There are around a dozen Republican members of the Congressional Animal Protection Caucus, including co-chairman Mike Fitzpatrick (R-Pa.), Peter King (R-N.Y.), Mike Coffman (R-Colo.), and Walter Jones Jr. (R-N.C.). So CAPC is not an insignificant force in Congress.
A business “investing in horse slaughter is like someone opening a dog meat restaurant or a cockfighting arena,” blogged Wayne Pacelle, president and CEO of the Humane Society “The mere presence of it would stir the public to act and cause lawmakers and advocates to work to shut down such an operation with speed and authority. We don’t round up dogs and cats for slaughter, and it should be unthinkable to do that to a species that helped us settle the nation. Our humane position is grounded on the notion that people who breed and own horses should act responsibly and provide lifetime care or transfer horses to someone who can.”

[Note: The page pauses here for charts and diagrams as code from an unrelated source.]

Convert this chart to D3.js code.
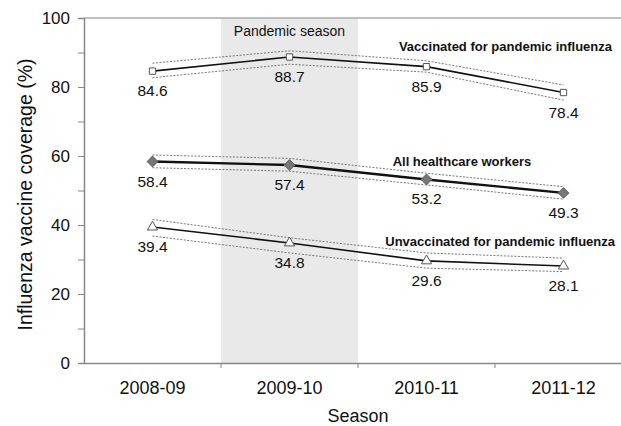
<!DOCTYPE html>
<html lang="en">
<head>
<meta charset="UTF-8">
<title>Influenza vaccine coverage</title>
<script src="https://d3js.org/d3.v7.min.js"></script>
<style>
  body { margin: 0; background: #fff; }
  text { font-family: "Liberation Sans", Arial, sans-serif; fill: #111; }
</style>
</head>
<body>
<script>
  const seasons = ['2008-09', '2009-10', '2010-11', '2011-12'];
  const yTicks = [0, 20, 40, 60, 80, 100];

  const vaccValues = [84.6, 88.7, 85.9, 78.4];
  const vaccLow = [82.7, 86.6, 84.3, 76.2];
  const vaccHigh = [86.9, 90.5, 87.6, 80.6];

  const allValues = [58.4, 57.4, 53.2, 49.3];
  const allLow = [56.6, 55.6, 51.6, 47.5];
  const allHigh = [60.3, 59.3, 55.0, 51.1];

  const unvaccValues = [39.4, 34.8, 29.6, 28.1];
  const unvaccLow = [36.8, 31.9, 27.5, 26.5];
  const unvaccHigh = [41.6, 36.3, 31.9, 30.4];

  const pandemicSeason = '2009-10';

  const width = 621, height = 426;
  const margin = {top: 18, right: -11, bottom: 63, left: 84};

  const svg = d3.select('body').append('svg')
    .attr('width', width).attr('height', height);

  const x = d3.scaleBand()
    .domain(seasons)
    .range([margin.left, width - margin.right]);

  const y = d3.scaleLinear()
    .domain([0, 100])
    .range([height - margin.bottom, margin.top]);

  // pandemic season shading
  svg.append('rect')
    .attr('x', x(pandemicSeason))
    .attr('y', y(100))
    .attr('width', x.bandwidth())
    .attr('height', y(0) - y(100))
    .attr('fill', '#e9e9e9');

  svg.append('text')
    .attr('x', x(pandemicSeason) + x.bandwidth() / 2)
    .attr('y', y(100) + 18)
    .attr('text-anchor', 'middle')
    .style('font-size', '14px')
    .text('Pandemic season');

  // top border
  svg.append('line')
    .attr('x1', margin.left).attr('x2', width)
    .attr('y1', y(100)).attr('y2', y(100))
    .attr('stroke', '#aaa').attr('stroke-width', 1.5);

  // y axis
  svg.append('g')
    .attr('transform', `translate(${margin.left},0)`)
    .call(d3.axisLeft(y).tickValues(d3.range(0, 101, 10)).tickSize(6)
      .tickFormat(d => yTicks.includes(d) ? d : ''))
    .call(g => g.select('.domain').attr('stroke', '#888').attr('stroke-width', 1.5))
    .call(g => g.selectAll('line').attr('stroke', '#888'))
    .call(g => g.selectAll('text')
      .attr('x', -14)
      .style('font-size', '17px')
      .style('font-family', '"Liberation Sans", Arial, sans-serif')
      .attr('fill', '#111'));

  // x axis
  svg.append('g')
    .attr('transform', `translate(0,${y(0)})`)
    .call(d3.axisBottom(x).tickSize(0).tickPadding(18))
    .call(g => g.select('.domain').attr('stroke', '#888').attr('stroke-width', 1.5))
    .call(g => g.selectAll('text')
      .style('font-size', '18px')
      .style('font-family', '"Liberation Sans", Arial, sans-serif')
      .attr('fill', '#111'));

  // ticks between categories
  svg.append('g').selectAll('line')
    .data(seasons.slice(1))
    .join('line')
    .attr('x1', d => x(d)).attr('x2', d => x(d))
    .attr('y1', y(0)).attr('y2', y(0) + 5)
    .attr('stroke', '#888');

  // axis titles
  svg.append('text')
    .attr('transform', `translate(32,${(y(0) + y(100)) / 2 + 4}) rotate(-90)`)
    .attr('text-anchor', 'middle')
    .style('font-size', '19.5px')
    .text('Influenza vaccine coverage (%)');

  svg.append('text')
    .attr('x', (margin.left + width - margin.right) / 2)
    .attr('y', 422)
    .attr('text-anchor', 'middle')
    .style('font-size', '18px')
    .text('Season');

  const cx = i => x(seasons[i]) + x.bandwidth() / 2;
  const line = d3.line().x((d, i) => cx(i)).y(d => y(d));

  function drawSeries(values, low, high, opts) {
    [low, high].forEach(arr => {
      svg.append('path')
        .datum(arr)
        .attr('d', line)
        .attr('fill', 'none')
        .attr('stroke', '#777')
        .attr('stroke-width', 1)
        .attr('stroke-dasharray', '2,1.5');
    });
    svg.append('path')
      .datum(values)
      .attr('d', line)
      .attr('fill', 'none')
      .attr('stroke', '#111')
      .attr('stroke-width', opts.lineWidth);

    const sym = d3.symbol().type(opts.symbol).size(opts.size);
    svg.append('g').selectAll('path')
      .data(values)
      .join('path')
      .attr('transform', (d, i) => `translate(${cx(i)},${y(d)})` + (opts.rotate ? ' rotate(45)' : ''))
      .attr('d', sym)
      .attr('fill', opts.fill)
      .attr('stroke', opts.stroke)
      .attr('stroke-width', 1);

    svg.append('g').selectAll('text')
      .data(values)
      .join('text')
      .attr('x', (d, i) => cx(i))
      .attr('y', d => y(d) + 25)
      .attr('text-anchor', 'middle')
      .style('font-size', '15.5px')
      .attr('fill', '#222')
      .text(d => d.toFixed(1));
  }

  drawSeries(vaccValues, vaccLow, vaccHigh,
    {symbol: d3.symbolSquare, size: 40, fill: '#fff', stroke: '#555', lineWidth: 1.6});
  drawSeries(allValues, allLow, allHigh,
    {symbol: d3.symbolSquare, rotate: true, size: 55, fill: '#777', stroke: '#666', lineWidth: 2.4});
  drawSeries(unvaccValues, unvaccLow, unvaccHigh,
    {symbol: d3.symbolTriangle, size: 45, fill: '#fff', stroke: '#555', lineWidth: 1.6});

  // series labels
  const seriesLabel = (txt, xPos, yPos, anchor) => svg.append('text')
    .attr('x', xPos).attr('y', yPos)
    .attr('text-anchor', anchor)
    .style('font-size', '13px')
    .style('font-weight', 'bold')
    .attr('fill', '#2a2a2a')
    .text(txt);

  seriesLabel('Vaccinated for pandemic influenza', 612, 51, 'end');
  seriesLabel('All healthcare workers', 462, 166, 'middle');
  seriesLabel('Unvaccinated for pandemic influenza', 615, 246, 'end');
</script>
</body>
</html>
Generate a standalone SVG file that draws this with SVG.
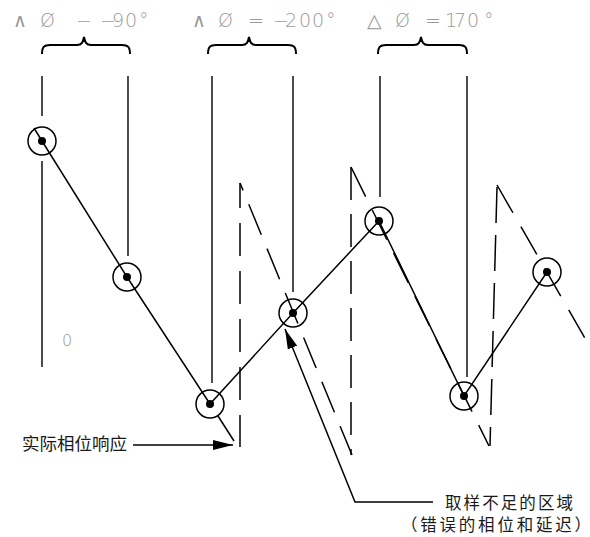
<svg xmlns="http://www.w3.org/2000/svg" width="590" height="537" viewBox="0 0 590 537">
<style>
.bg{fill:#fff}
.lbl{font-family:"DejaVu Sans","Liberation Sans",sans-serif;font-size:19px;fill:#999;font-weight:300}
.zero{font-family:"DejaVu Sans","Liberation Sans",sans-serif;font-size:16px;fill:#999;font-weight:300}
.cn{font-family:"Noto Sans CJK SC",sans-serif;fill:#1a1a1a}
.brace{fill:none;stroke:#000;stroke-width:2}
.guide{fill:none;stroke:#000;stroke-width:1.4}
.curve{fill:none;stroke:#000;stroke-width:1.5}
.dash{fill:none;stroke:#000;stroke-width:1.5}
.ring{fill:none;stroke:#000;stroke-width:1.5}
.dot{fill:#000}
.arrow{fill:none;stroke:#000;stroke-width:1.5}
</style>
<defs>
<marker id="ah" viewBox="0 0 20 10" refX="20" refY="5" markerWidth="20" markerHeight="10" markerUnits="userSpaceOnUse" orient="auto">
<path d="M0,0 L20,5 L0,10 z" fill="#000"/>
</marker>
</defs>
<rect class="bg" x="0" y="0" width="590" height="537"/>

<g id="labels">
<text class="lbl" x="13 40 76 100 112 125 139" y="27">∧Ø−−90°</text>
<text class="lbl" x="192 218 248 273 285 299 312 326" y="27">∧Ø=−200°</text>
<text class="lbl" x="367 395 425 445 454 467 484" y="27">△Ø=170°</text>
<text class="zero" x="62" y="346">0</text>
</g>

<g id="braces">
<path class="brace" d="M42,54 C42,47 44,45 50,45 L77,45 C82,45 83,42 84,37 C85,42 86,45 91,45 L122,45 C128,45 130,47 130,54"/>
<path class="brace" d="M208,54 C208,47 210,45 216,45 L242,45 C247,45 248,42 249,37 C250,42 251,45 256,45 L288,45 C294,45 296,47 296,54"/>
<path class="brace" d="M378,54 C378,47 380,45 386,45 L414,45 C419,45 420,42 421,37 C422,42 423,45 428,45 L459,45 C465,45 467,47 467,54"/>
</g>

<g id="guides">
<path class="guide" d="M42,76 L42,116 M42,161 L42,367"/>
<path class="guide" d="M128,76 L128,256"/>
<path class="guide" d="M212,76 L212,383"/>
<path class="guide" d="M293,76 L293,292"/>
<path class="guide" d="M380,76 L380,197"/>
<path class="guide" d="M467,76 L467,377"/>
</g>

<g id="connectors">
<path class="curve" d="M34,128 L42,141 L127,277 L210,404 L293,313 L379,221 L464,396 L547,272"/>
<path class="curve" d="M218,416 L234,441"/>
<path class="dash" d="M240,183 L240,447" stroke-dasharray="33 15" stroke-dashoffset="8"/>
<path class="dash" d="M240,183 L352,455" stroke-dasharray="33 15" stroke-dashoffset="25"/>
<path class="dash" d="M351,167 L351,455" stroke-dasharray="33 14"/>
<path class="dash" d="M351,167 L489,446" stroke-dasharray="33 15"/>
<path class="dash" d="M497,187 L490,446" stroke-dasharray="36 12"/>
<path class="dash" d="M497,185 L586,340" stroke-dasharray="32 16"/>
<path class="arrow" d="M133,445 L233,445" marker-end="url(#ah)"/>
<path class="arrow" d="M433,502 L355,502 L285,329" marker-end="url(#ah)"/>
</g>

<g id="n1"><circle class="ring" cx="42" cy="141" r="14"/><circle class="dot" cx="42" cy="141" r="4"/></g>
<g id="n2"><circle class="ring" cx="127" cy="277" r="14"/><circle class="dot" cx="127" cy="277" r="4"/></g>
<g id="n3"><circle class="ring" cx="210" cy="404" r="14"/><circle class="dot" cx="210" cy="404" r="4"/></g>
<g id="n4"><circle class="ring" cx="293" cy="313" r="14"/><circle class="dot" cx="293" cy="313" r="4"/></g>
<g id="n5"><circle class="ring" cx="379" cy="221" r="14"/><circle class="dot" cx="379" cy="221" r="4"/></g>
<g id="n6"><circle class="ring" cx="464" cy="396" r="14"/><circle class="dot" cx="464" cy="396" r="4"/></g>
<g id="n7"><circle class="ring" cx="547" cy="272" r="14"/><circle class="dot" cx="547" cy="272" r="4"/></g>

<g id="annotations">
<text class="cn" x="22" y="450" font-size="17.5">实际相位响应</text>
<text class="cn" x="445" y="509" font-size="16.5" textLength="128" lengthAdjust="spacing">取样不足的区域</text>
<text class="cn" x="401" y="531" font-size="16.5" textLength="190" lengthAdjust="spacing">（错误的相位和延迟）</text>
</g>
</svg>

A side effect of lifting the ban on horse slaughter would be to place a bounty the head of every unwanted domesticated horse as well. The going price for a horse sold to slaughter ranges from $600 to $1000 – a powerful incentive to kill horses for owners who have fallen on hard times.

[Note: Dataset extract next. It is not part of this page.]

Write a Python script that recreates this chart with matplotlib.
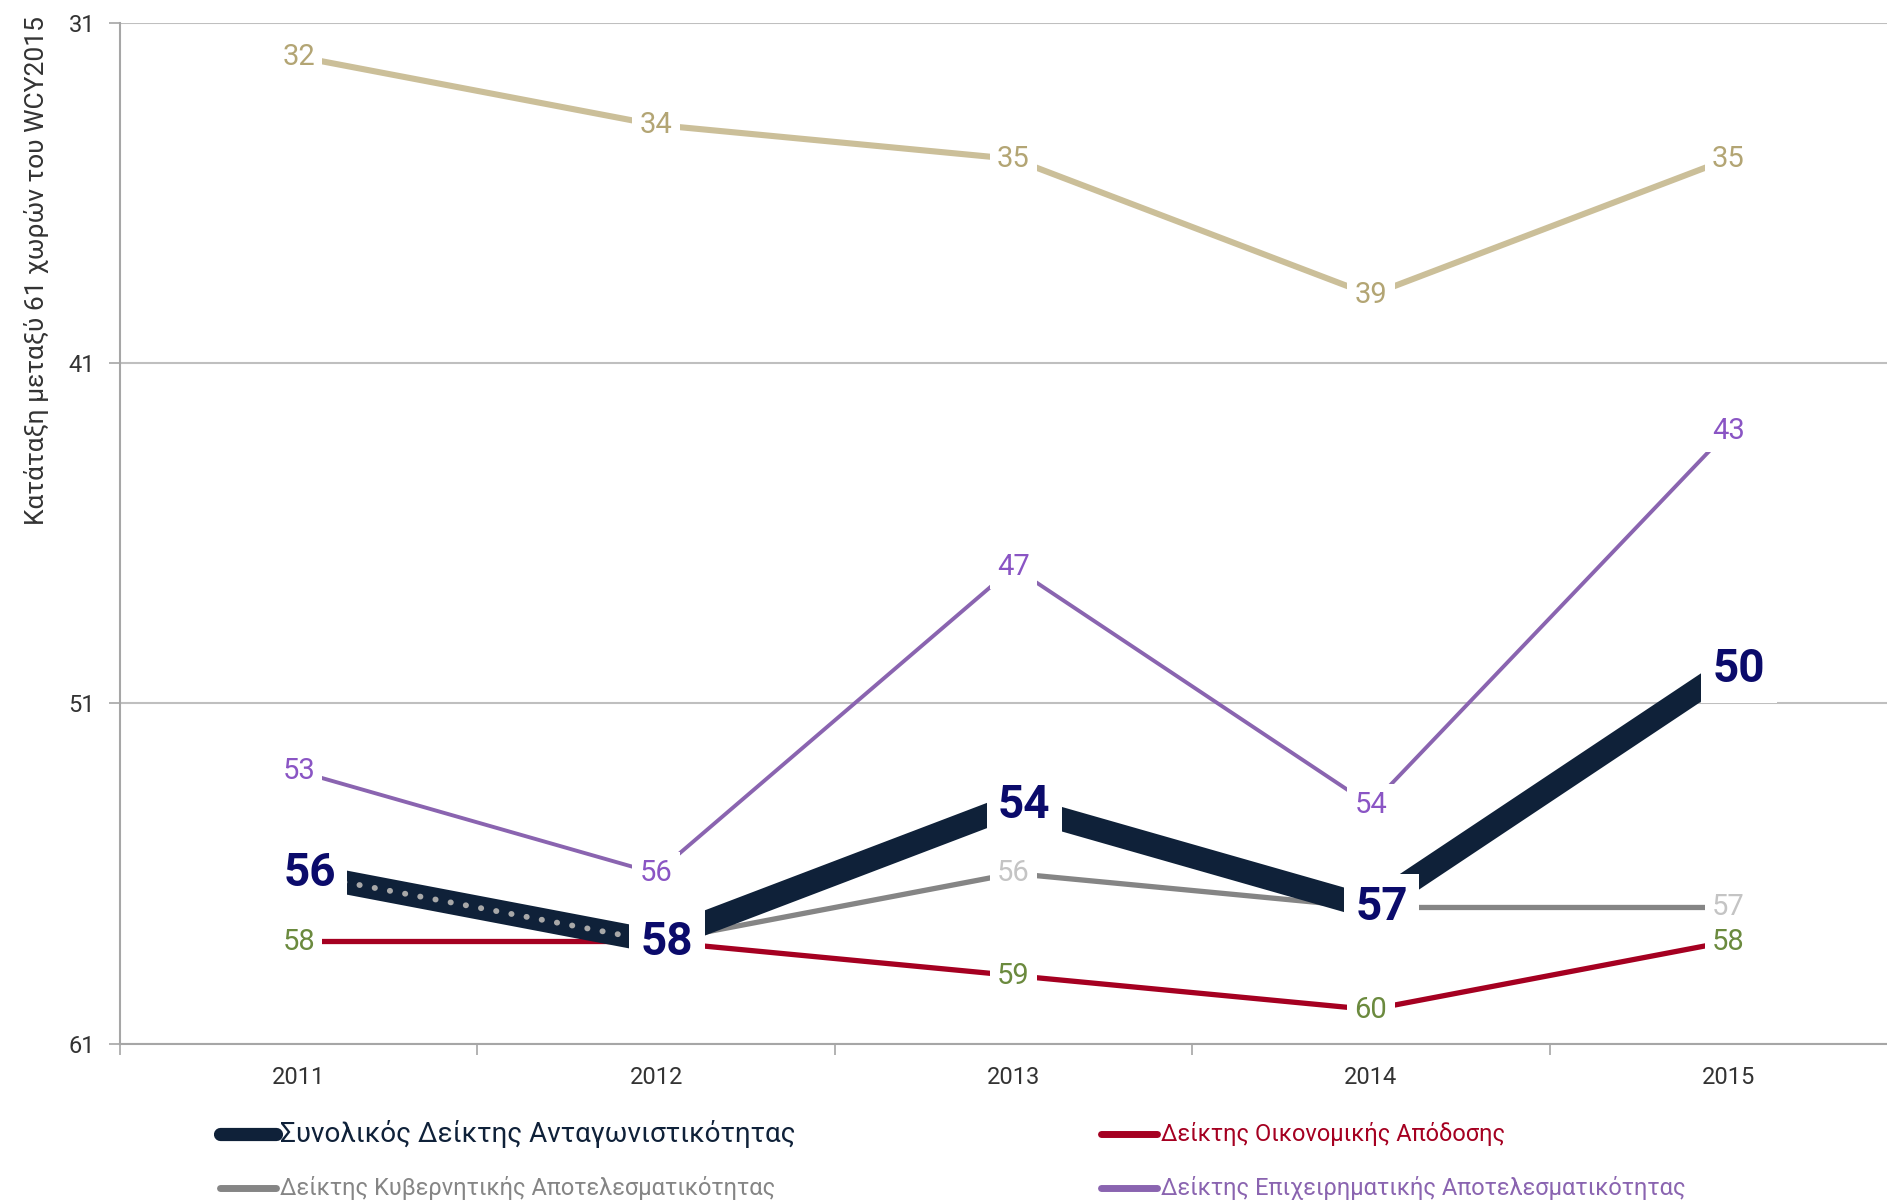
import matplotlib
matplotlib.use("Agg")
import matplotlib.pyplot as plt
from matplotlib.lines import Line2D

plt.rcParams["font.family"] = ["Roboto", "DejaVu Sans"]

# Data
years = ["2011", "2012", "2013", "2014", "2015"]
overall = [56, 58, 54, 57, 50]        # Συνολικός Δείκτης Ανταγωνιστικότητας
economic = [58, 58, 59, 60, 58]       # Δείκτης Οικονομικής Απόδοσης
government = [56, 58, 56, 57, 57]     # Δείκτης Κυβερνητικής Αποτελεσματικότητας
business = [53, 56, 47, 54, 43]       # Δείκτης Επιχειρηματικής Αποτελεσματικότητας
infrastructure = [32, 34, 35, 39, 35]  # (legend entry cut off in the source)

yticks = [31, 41, 51, 61]
ylabel = "Κατάταξη μεταξύ 61 χωρών του WCY2015"
names = ["Συνολικός Δείκτης Ανταγωνιστικότητας",
         "Δείκτης Οικονομικής Απόδοσης",
         "Δείκτης Κυβερνητικής Αποτελεσματικότητας",
         "Δείκτης Επιχειρηματικής Αποτελεσματικότητας"]

# which labels are shown for each series (others hidden under the main line)
show_econ = [True, False, True, True, True]
show_gov = [False, False, True, False, True]

navy = "#0f2139"
red = "#a50021"
grey = "#858585"
purple = "#8a64b0"
gold = "#cbbf99"

fig = plt.figure(figsize=(18.87, 12.02), dpi=100)
W, H = 1887, 1202
ax = fig.add_axes((120 / W, 0.1318, (1907 - 120) / W, 0.981 - 0.1318))

x = list(range(len(years)))

ax.plot(x, infrastructure, color=gold, lw=4.4, solid_capstyle="butt", zorder=2)
ax.plot(x, business, color=purple, lw=2.8, solid_capstyle="butt", zorder=3)
ax.plot(x, economic, color=red, lw=3.8, solid_capstyle="butt", zorder=4)
ax.plot(x[1:], government[1:], color=grey, lw=3.8, solid_capstyle="butt", zorder=5)
ax.plot(x, overall, color=navy, lw=17, solid_capstyle="butt", zorder=6)
# dotted segment of the government index where it runs along the main line
ax.plot(x[:2], government[:2], color="#a8a8a8", lw=4.2, ls=(0, (0.05, 2.6)),
        dash_capstyle="round", zorder=7)

box = dict(boxstyle="square,pad=0.25", fc="white", ec="none")


def labels(vals, color, size, shown=None, dx=0.0, weight="normal"):
    for i, v in enumerate(vals):
        if shown is not None and not shown[i]:
            continue
        ax.text(i + dx, v, str(v), color=color, fontsize=size, weight=weight,
                ha="center", va="center", bbox=box, zorder=8)


labels(infrastructure, "#b3a574", 21)
labels(business, "#8a55c4", 21)
labels(economic, "#6b8a3e", 21, show_econ)
labels(government, "#c4c4c4", 21, show_gov)
labels(overall, "#0b0b6b", 33, dx=0.03, weight="bold")

ax.set_xlim(-0.5, 4.5)
ax.set_ylim(61, 31)
ax.set_yticks(yticks)
ax.set_xticks(x)
ax.set_xticklabels(years)
ax.set_xticks([i - 0.5 for i in range(len(years) + 1)], minor=True)
ax.tick_params(axis="x", which="major", length=0, pad=16, labelsize=17,
               labelcolor="#333333")
ax.tick_params(axis="x", which="minor", length=8, color="#a6a6a6", width=1.2)
ax.tick_params(axis="y", length=8, color="#a6a6a6", width=1.2, labelsize=17,
               labelcolor="#333333", pad=10)

for s in ["top", "right"]:
    ax.spines[s].set_visible(False)
for s in ["left", "bottom"]:
    ax.spines[s].set_color("#a6a6a6")
    ax.spines[s].set_linewidth(1.5)
ax.grid(axis="y", color="#bfbfbf", lw=1.5, zorder=0)
ax.set_axisbelow(True)

fig.text(36 / W, 0.775, ylabel, rotation=90, ha="center", va="center",
         fontsize=19, color="#333333")

# legend drawn along the bottom edge
leg = [(220, 1134, navy, 9.5, names[0], navy, 20),
       (1101, 1134, red, 5, names[1], red, 17),
       (220, 1188, grey, 5, names[2], grey, 17),
       (1101, 1188, purple, 5, names[3], purple, 17)]
for lx, ly, lc, lw, txt, tc, fs in leg:
    fy = 1 - ly / H
    fig.add_artist(Line2D([lx / W, (lx + 56) / W], [fy, fy], color=lc, lw=lw,
                          solid_capstyle="round"))
    fig.text((lx + 60) / W, fy, txt, color=tc, fontsize=fs, ha="left",
             va="center")

fig.savefig("out.png", dpi=100)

The Humane Society’s Martin Irby says he hopes GOP lawmakers “who profess to be fiscal conservatives” will begin to practice what they preach. “As a lifelong Republican,” Irby added, “I’m deeply saddened and quite ashamed to see my fellow conservatives go to such great lengths to promote the slaughter of American equines.”
This politically tone-deaf move by Republicans to lift a justly popular ban on horse-killing makes them water-carriers for inhumane legislation promoted by a special interest seeking to benefit itself at the expense of a noble creature and an American heritage.
Given horses’ long history in this country and the reverence in which they are held by Americans, Republicans should halt this destructive campaign and come up with a solution to equine overpopulation that doesn’t involve slaughtering these wonderful creatures for food.